If you or your child is coughing, please keep yourselves away from other children.

I know that really stinks. I know it means no Sunday School, no much-needed play dates, no fun ever, period. I also know it’s impossible to do entirely: you have to buy food, after all. But as much as it is possible, it would be a courtesy to the mom of the two-month old who hasn’t yet had her vaccination to safeguard her family as much as possible. It shows real care. I LOVE it when my friend texts me and tells me her kid is sick so I can’t come over. She is protecting us.

And this one is most important: DON’T TOUCH MY BABY.

I will not tell you this to your face, because there really is no nice way to do so. But when you reach for my baby in the grocery store or at church, I am tempted to slap your hand away. I don’t slap your hand because if I did, you would probably think, “What a paranoid jerk.” Yes—I am a paranoid jerk whose daughter caught whooping cough from someone touching her face.
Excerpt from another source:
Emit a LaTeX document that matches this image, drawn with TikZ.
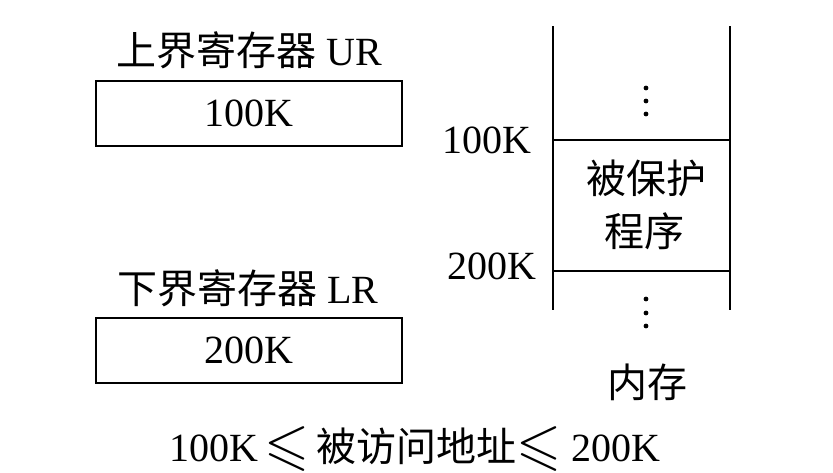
\documentclass[tikz,border=0pt]{standalone}
\usepackage{amssymb}
\usepackage{fontspec}
\setmainfont{Liberation Serif}
\newfontfamily\cjk{Noto Sans CJK SC}
\usetikzlibrary{positioning}
\newcommand{\bigleq}{\raisebox{-0.05em}{\scalebox{1.45}{$\leqslant$}}}

\begin{document}
\begin{tikzpicture}[yscale=-1
,every node/.style={font=\fontsize{40}{44}\selectfont,inner sep=0pt,color=black}
,pstyle1/.style={draw=black,line width=2pt,minimum width=306pt,minimum height=65pt}
,pstyle2/.style={color=black,line width=2pt}
]
\useasboundingbox (0pt,0pt) rectangle (833pt,472pt);
% registers
\node at (249pt,50pt) (urlabel) {{\cjk 上界寄存器} UR};
\node[pstyle1] at (249pt,113.5pt) (ur) {100K};
\node at (248pt,288pt) (lrlabel) {{\cjk 下界寄存器} LR};
\node[pstyle1] at (249pt,350.5pt) (lr) {200K};
% memory
\coordinate (mtl) at (553pt,26pt);
\coordinate (mtr) at (730pt,26pt);
\coordinate (mbl) at (553pt,310pt);
\coordinate (mbr) at (730pt,310pt);
\coordinate (mul) at (553pt,140pt);
\coordinate (mur) at (730pt,140pt);
\coordinate (mll) at (553pt,271pt);
\coordinate (mlr) at (730pt,271pt);
\draw[pstyle2] (mtl) -- (mbl);
\draw[pstyle2] (mtr) -- (mbr);
\draw[pstyle2] (mul) -- (mur);
\draw[pstyle2] (mll) -- (mlr);
\foreach \y in {88,101,114,299,313,326}
  \fill (646pt,\y pt) circle (2.4pt);
\node[left=21pt of mul] (upper) {100K};
\node[anchor=east] at (537pt,266.5pt) (lower) {200K};
\node at (646pt,178.5pt) (prot1) {\cjk 被保护};
\node at (644pt,231pt) (prot2) {\cjk 程序};
\node at (647pt,382pt) (mem) {\cjk 内存};
% condition
\node at (415pt,449pt) (cond) {100K\,\bigleq{\cjk\,被访问地址}\bigleq\ 200K};
\end{tikzpicture}
\end{document}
Here’s how you can be polite to a new mom during flu season: don’t touch her babies. Just don’t. She will love you. She will love your understanding of, and avoidance of, the awkward situation most people place her in every time she takes that baby out of the house. She will love you when you pull out your hand sanitizer and douse your hands with it right then and there before you ask to squeeze that baby’s cheeks.
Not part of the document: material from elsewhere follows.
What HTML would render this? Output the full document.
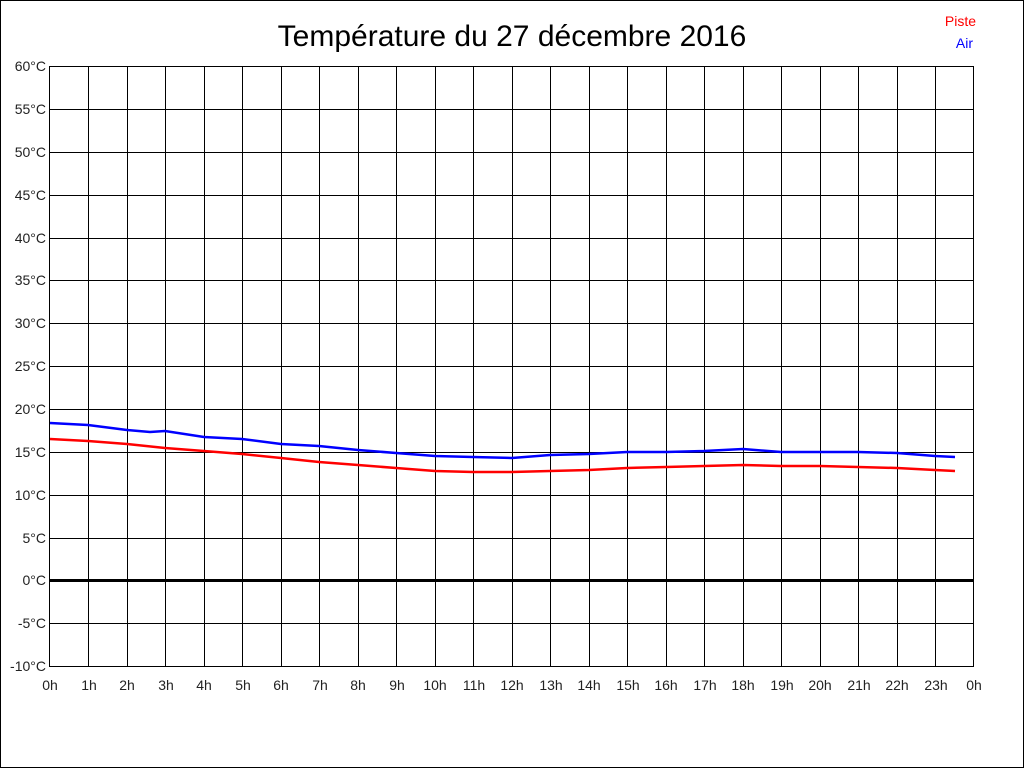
<!DOCTYPE html>
<html><head><meta charset="utf-8"><style>
html,body{margin:0;padding:0;background:#fff}
svg{display:block}
text{font-family:"Liberation Sans",Arial,sans-serif;font-size:14px;fill:#222}
</style></head><body>
<svg width="1024" height="768" xmlns="http://www.w3.org/2000/svg">
<rect x="0.5" y="0.5" width="1023" height="767" fill="#fff" stroke="#000"/>
<text x="512" y="46" text-anchor="middle" style="font-size:30px;fill:#000">Température du 27 décembre 2016</text>
<text x="976" y="26" text-anchor="end" style="fill:#f00">Piste</text>
<text x="973" y="48" text-anchor="end" style="fill:#00f">Air</text>
<g stroke="#000" stroke-width="1" shape-rendering="crispEdges">
<rect x="49.5" y="66.5" width="924" height="600" fill="none"/>
<path d="M88.5 66V666M127.5 66V666M165.5 66V666M204.5 66V666M242.5 66V666M281.5 66V666M319.5 66V666M358.5 66V666M396.5 66V666M435.5 66V666M473.5 66V666M512.5 66V666M550.5 66V666M589.5 66V666M627.5 66V666M666.5 66V666M704.5 66V666M743.5 66V666M781.5 66V666M820.5 66V666M858.5 66V666M897.5 66V666M935.5 66V666"/>
<path d="M49 109.5H974M49 152.5H974M49 195.5H974M49 238.5H974M49 280.5H974M49 323.5H974M49 366.5H974M49 409.5H974M49 452.5H974M49 495.5H974M49 538.5H974M49 623.5H974"/>
</g>
<rect x="49" y="579" width="925" height="3" fill="#000"/>
<g text-anchor="end">
<text x="46" y="71">60°C</text><text x="46" y="114">55°C</text><text x="46" y="157">50°C</text>
<text x="46" y="200">45°C</text><text x="46" y="243">40°C</text><text x="46" y="285">35°C</text>
<text x="46" y="328">30°C</text><text x="46" y="371">25°C</text><text x="46" y="414">20°C</text>
<text x="46" y="457">15°C</text><text x="46" y="500">10°C</text><text x="46" y="543">5°C</text>
<text x="46" y="585">0°C</text><text x="46" y="628">-5°C</text><text x="46" y="671">-10°C</text>
</g>
<g text-anchor="middle">
<text x="50" y="690">0h</text><text x="89" y="690">1h</text><text x="127" y="690">2h</text><text x="166" y="690">3h</text>
<text x="204" y="690">4h</text><text x="243" y="690">5h</text><text x="281" y="690">6h</text><text x="320" y="690">7h</text>
<text x="358" y="690">8h</text><text x="397" y="690">9h</text><text x="435" y="690">10h</text><text x="474" y="690">11h</text>
<text x="512" y="690">12h</text><text x="551" y="690">13h</text><text x="589" y="690">14h</text><text x="628" y="690">15h</text>
<text x="666" y="690">16h</text><text x="705" y="690">17h</text><text x="743" y="690">18h</text><text x="782" y="690">19h</text>
<text x="820" y="690">20h</text><text x="859" y="690">21h</text><text x="897" y="690">22h</text><text x="936" y="690">23h</text>
<text x="974" y="690">0h</text>
</g>
<polyline fill="none" stroke="#f00" stroke-width="2.5" points="50,439 88,441 127,444 165,448 204,451 242,454 281,458 319,462 358,465 396,468 435,471 473,472 512,472 550,471 589,470 627,468 666,467 704,466 743,465 781,466 820,466 858,467 897,468 935,470 955,471"/>
<polyline fill="none" stroke="#00f" stroke-width="2.5" points="50,423 88,425 127,430 150,432 165,431 204,437 242,439 281,444 319,446 358,450 396,453 435,456 473,457 512,458 550,455 589,454 627,452 666,452 704,451 743,449 781,452 820,452 858,452 897,453 935,456 955,457"/>
</svg>
</body></html>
Here are things that people say to put me at ease when they touch my baby:

1.     “I just washed my hands.”
My mental response: Define “just.” Does it mean five minutes ago? Does it mean thirty minutes ago? How many door handles have you touched since then?
My real response: Smile awkwardly. Get away as quickly as possible.

2.     “My cough is only allergies.”
My mental response: Oh really. What are your symptoms? I want a full list. Are you assuming based on your anecdotal knowledge, or have you gone to a doctor and received the literal diagnosis, “It’s just allergies?”
My physical response: “Oh well as long as it’s just allergies.” Smile awkwardly. Get away as quickly as possible.

Please, please, friends—don’t put moms in this incredibly awkward situation. True, not all of them are as paranoid as I am. But not all of them have had whooping cough, either.